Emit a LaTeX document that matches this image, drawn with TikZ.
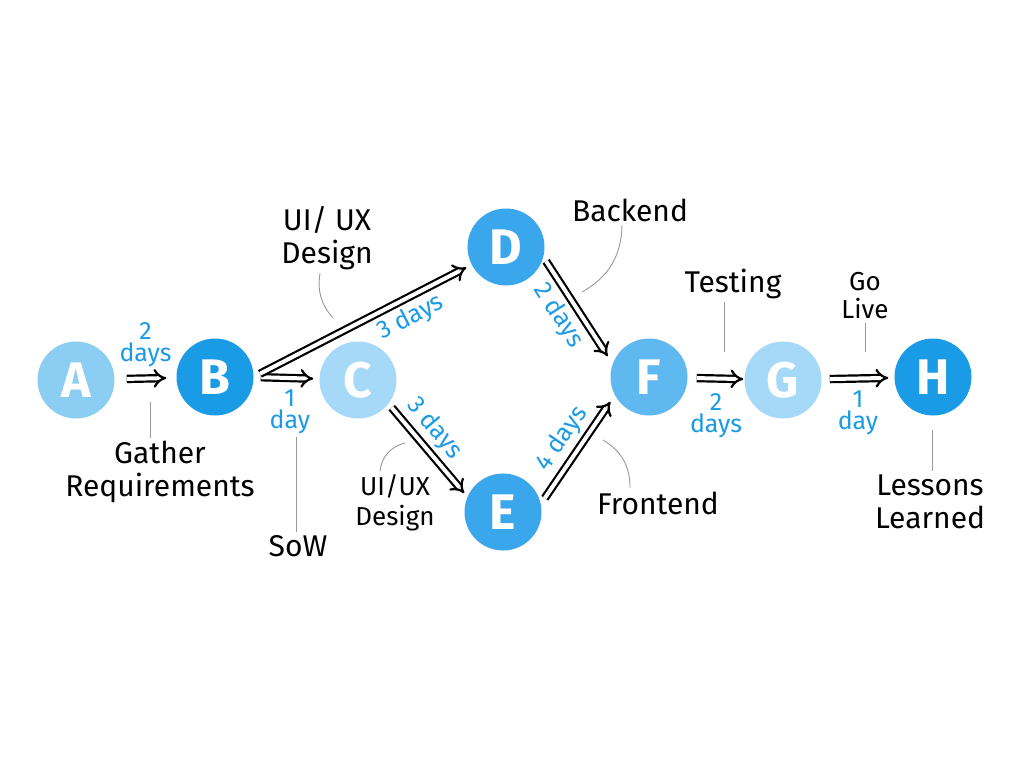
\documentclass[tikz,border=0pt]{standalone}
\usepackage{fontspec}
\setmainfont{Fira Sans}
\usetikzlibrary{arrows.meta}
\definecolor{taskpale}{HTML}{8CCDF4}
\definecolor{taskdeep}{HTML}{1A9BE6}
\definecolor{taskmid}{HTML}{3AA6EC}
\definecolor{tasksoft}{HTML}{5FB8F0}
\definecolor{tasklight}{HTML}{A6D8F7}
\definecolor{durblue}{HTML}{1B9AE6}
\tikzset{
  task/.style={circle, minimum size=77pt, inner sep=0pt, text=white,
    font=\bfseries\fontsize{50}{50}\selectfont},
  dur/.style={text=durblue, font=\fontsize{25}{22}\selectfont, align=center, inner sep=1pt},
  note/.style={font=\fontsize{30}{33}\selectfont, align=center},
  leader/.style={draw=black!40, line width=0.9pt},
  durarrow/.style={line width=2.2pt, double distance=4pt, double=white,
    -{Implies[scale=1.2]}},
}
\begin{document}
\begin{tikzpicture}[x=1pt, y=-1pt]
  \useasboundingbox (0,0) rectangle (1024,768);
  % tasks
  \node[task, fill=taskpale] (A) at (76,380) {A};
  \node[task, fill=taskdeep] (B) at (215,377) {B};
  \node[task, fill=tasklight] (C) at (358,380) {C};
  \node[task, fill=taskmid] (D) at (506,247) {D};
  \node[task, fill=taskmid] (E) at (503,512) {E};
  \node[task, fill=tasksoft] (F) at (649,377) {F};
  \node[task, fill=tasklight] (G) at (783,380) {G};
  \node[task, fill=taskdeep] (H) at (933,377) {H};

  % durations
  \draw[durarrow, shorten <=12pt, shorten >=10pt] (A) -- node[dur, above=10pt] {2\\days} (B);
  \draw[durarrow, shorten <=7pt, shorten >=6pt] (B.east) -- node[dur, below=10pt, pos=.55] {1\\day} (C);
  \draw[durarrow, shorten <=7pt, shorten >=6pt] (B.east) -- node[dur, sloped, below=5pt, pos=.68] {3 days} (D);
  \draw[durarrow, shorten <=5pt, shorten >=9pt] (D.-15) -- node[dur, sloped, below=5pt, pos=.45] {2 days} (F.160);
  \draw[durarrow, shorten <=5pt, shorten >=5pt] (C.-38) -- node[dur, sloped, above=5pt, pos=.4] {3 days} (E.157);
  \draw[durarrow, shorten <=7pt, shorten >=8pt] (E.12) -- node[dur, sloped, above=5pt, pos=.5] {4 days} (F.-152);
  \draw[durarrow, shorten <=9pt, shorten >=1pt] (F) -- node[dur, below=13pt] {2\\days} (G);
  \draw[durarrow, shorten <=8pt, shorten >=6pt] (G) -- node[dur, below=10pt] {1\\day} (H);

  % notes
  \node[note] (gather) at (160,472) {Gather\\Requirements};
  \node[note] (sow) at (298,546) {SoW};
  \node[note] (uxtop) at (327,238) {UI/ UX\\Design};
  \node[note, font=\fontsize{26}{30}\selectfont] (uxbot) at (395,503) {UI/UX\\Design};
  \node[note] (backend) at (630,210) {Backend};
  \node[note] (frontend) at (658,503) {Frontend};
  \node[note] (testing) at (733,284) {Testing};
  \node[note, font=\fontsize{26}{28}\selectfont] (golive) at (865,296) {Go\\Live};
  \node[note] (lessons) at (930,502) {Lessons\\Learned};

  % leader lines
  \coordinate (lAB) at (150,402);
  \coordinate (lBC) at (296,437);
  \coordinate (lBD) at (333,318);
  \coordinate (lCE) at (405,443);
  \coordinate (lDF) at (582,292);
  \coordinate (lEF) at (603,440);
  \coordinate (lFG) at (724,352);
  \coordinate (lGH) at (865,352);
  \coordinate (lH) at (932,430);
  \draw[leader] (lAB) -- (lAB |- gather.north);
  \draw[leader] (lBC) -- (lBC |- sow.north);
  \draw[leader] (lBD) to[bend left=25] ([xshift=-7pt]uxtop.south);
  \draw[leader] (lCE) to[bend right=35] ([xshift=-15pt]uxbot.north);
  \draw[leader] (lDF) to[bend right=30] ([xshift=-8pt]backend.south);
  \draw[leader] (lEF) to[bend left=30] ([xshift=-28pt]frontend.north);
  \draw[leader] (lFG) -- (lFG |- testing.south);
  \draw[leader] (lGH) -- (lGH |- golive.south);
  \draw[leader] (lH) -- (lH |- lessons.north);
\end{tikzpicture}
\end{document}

******

■ **REQUEST**
Retype each line of the listing above word for word. Exclude the pictures.

■ **RESPONSE TO THIS TASK**
Emit a LaTeX document that matches this image, drawn with TikZ.
\documentclass[tikz,border=0pt]{standalone}
\usepackage{fontspec}
\setmainfont{Fira Sans}
\usetikzlibrary{arrows.meta}
\definecolor{taskpale}{HTML}{8CCDF4}
\definecolor{taskdeep}{HTML}{1A9BE6}
\definecolor{taskmid}{HTML}{3AA6EC}
\definecolor{tasksoft}{HTML}{5FB8F0}
\definecolor{tasklight}{HTML}{A6D8F7}
\definecolor{durblue}{HTML}{1B9AE6}
\tikzset{
  task/.style={circle, minimum size=77pt, inner sep=0pt, text=white,
    font=\bfseries\fontsize{50}{50}\selectfont},
  dur/.style={text=durblue, font=\fontsize{25}{22}\selectfont, align=center, inner sep=1pt},
  note/.style={font=\fontsize{30}{33}\selectfont, align=center},
  leader/.style={draw=black!40, line width=0.9pt},
  durarrow/.style={line width=2.2pt, double distance=4pt, double=white,
    -{Implies[scale=1.2]}},
}
\begin{document}
\begin{tikzpicture}[x=1pt, y=-1pt]
  \useasboundingbox (0,0) rectangle (1024,768);
  % tasks
  \node[task, fill=taskpale] (A) at (76,380) {A};
  \node[task, fill=taskdeep] (B) at (215,377) {B};
  \node[task, fill=tasklight] (C) at (358,380) {C};
  \node[task, fill=taskmid] (D) at (506,247) {D};
  \node[task, fill=taskmid] (E) at (503,512) {E};
  \node[task, fill=tasksoft] (F) at (649,377) {F};
  \node[task, fill=tasklight] (G) at (783,380) {G};
  \node[task, fill=taskdeep] (H) at (933,377) {H};

  % durations
  \draw[durarrow, shorten <=12pt, shorten >=10pt] (A) -- node[dur, above=10pt] {2\\days} (B);
  \draw[durarrow, shorten <=7pt, shorten >=6pt] (B.east) -- node[dur, below=10pt, pos=.55] {1\\day} (C);
  \draw[durarrow, shorten <=7pt, shorten >=6pt] (B.east) -- node[dur, sloped, below=5pt, pos=.68] {3 days} (D);
  \draw[durarrow, shorten <=5pt, shorten >=9pt] (D.-15) -- node[dur, sloped, below=5pt, pos=.45] {2 days} (F.160);
  \draw[durarrow, shorten <=5pt, shorten >=5pt] (C.-38) -- node[dur, sloped, above=5pt, pos=.4] {3 days} (E.157);
  \draw[durarrow, shorten <=7pt, shorten >=8pt] (E.12) -- node[dur, sloped, above=5pt, pos=.5] {4 days} (F.-152);
  \draw[durarrow, shorten <=9pt, shorten >=1pt] (F) -- node[dur, below=13pt] {2\\days} (G);
  \draw[durarrow, shorten <=8pt, shorten >=6pt] (G) -- node[dur, below=10pt] {1\\day} (H);

  % notes
  \node[note] (gather) at (160,472) {Gather\\Requirements};
  \node[note] (sow) at (298,546) {SoW};
  \node[note] (uxtop) at (327,238) {UI/ UX\\Design};
  \node[note, font=\fontsize{26}{30}\selectfont] (uxbot) at (395,503) {UI/UX\\Design};
  \node[note] (backend) at (630,210) {Backend};
  \node[note] (frontend) at (658,503) {Frontend};
  \node[note] (testing) at (733,284) {Testing};
  \node[note, font=\fontsize{26}{28}\selectfont] (golive) at (865,296) {Go\\Live};
  \node[note] (lessons) at (930,502) {Lessons\\Learned};

  % leader lines
  \coordinate (lAB) at (150,402);
  \coordinate (lBC) at (296,437);
  \coordinate (lBD) at (333,318);
  \coordinate (lCE) at (405,443);
  \coordinate (lDF) at (582,292);
  \coordinate (lEF) at (603,440);
  \coordinate (lFG) at (724,352);
  \coordinate (lGH) at (865,352);
  \coordinate (lH) at (932,430);
  \draw[leader] (lAB) -- (lAB |- gather.north);
  \draw[leader] (lBC) -- (lBC |- sow.north);
  \draw[leader] (lBD) to[bend left=25] ([xshift=-7pt]uxtop.south);
  \draw[leader] (lCE) to[bend right=35] ([xshift=-15pt]uxbot.north);
  \draw[leader] (lDF) to[bend right=30] ([xshift=-8pt]backend.south);
  \draw[leader] (lEF) to[bend left=30] ([xshift=-28pt]frontend.north);
  \draw[leader] (lFG) -- (lFG |- testing.south);
  \draw[leader] (lGH) -- (lGH |- golive.south);
  \draw[leader] (lH) -- (lH |- lessons.north);
\end{tikzpicture}
\end{document}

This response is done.